Alright, ever since Superman was portrayed as having heat vision, be it Pre-Crisis or Post-Crisis, it is invisible at low intensity and visible at high intensity. The proof of the matter, aside from dialogue and captions within multiple stories, is that Clark uses the power in front of people in his secret identity but not in a way that would tip them off, such as energy visibly radiating from the eyes. It's the same on Smallville, actually.
The manifestation of the superpower, for the sake of the readers, depends on the artist. Most artists have just used ray beams emitting from Superman's eyes regardless of how visible the power is supposed to be in the story. Most Pre-Crisis tales with heat vision usually have invisible heat vision and the reader sees the beams. John Byrne and a few others just draw Superman's eyes as red when the powers are activated but again that is just a visual cue for readers and not a visible manifestation within the story for the characters.
Beyond that there is speculation at times, mostly ignored, that the heat vision is really pyrokinesis but stories make it pretty clear that Superman is shooting energy from his eyes.
Pre-Crisis his X-Ray vision emitted a radiation and for some period of time Heat vision was deliberately intensifying the X-Ray vision to melt stuff. That idea was dropped long before Crisis.
Post-Crisis X-Ray Vision didn't involve any radiation. His vision was just so darn good. Perhaps a combination of microscopic than telescopic vision.

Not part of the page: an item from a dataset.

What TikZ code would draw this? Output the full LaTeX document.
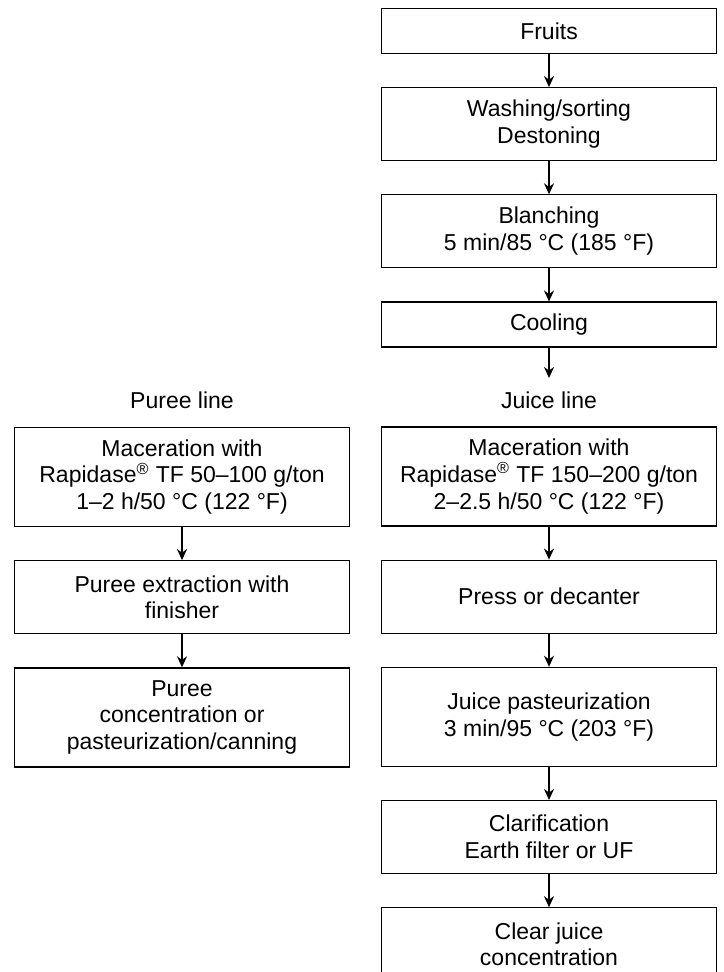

Cyclops fires death beams from his eyes. It's an impact concussion ray, a force blast, yet the negative impact/momentum/energy/force that would/should tear his head off his shoulders simply goes straight into that wierd alternate dimension that also happens to contain all the mass that Marvel Universe size changers shed and gain whenever their powers activate. The reason that Bruce Banner can become bigger when he transforms into the Hulk is that he absorbs mass from that dimension, and sheds it the same way when he de-Hulks. In violation of the laws of physics it doesn't burn things.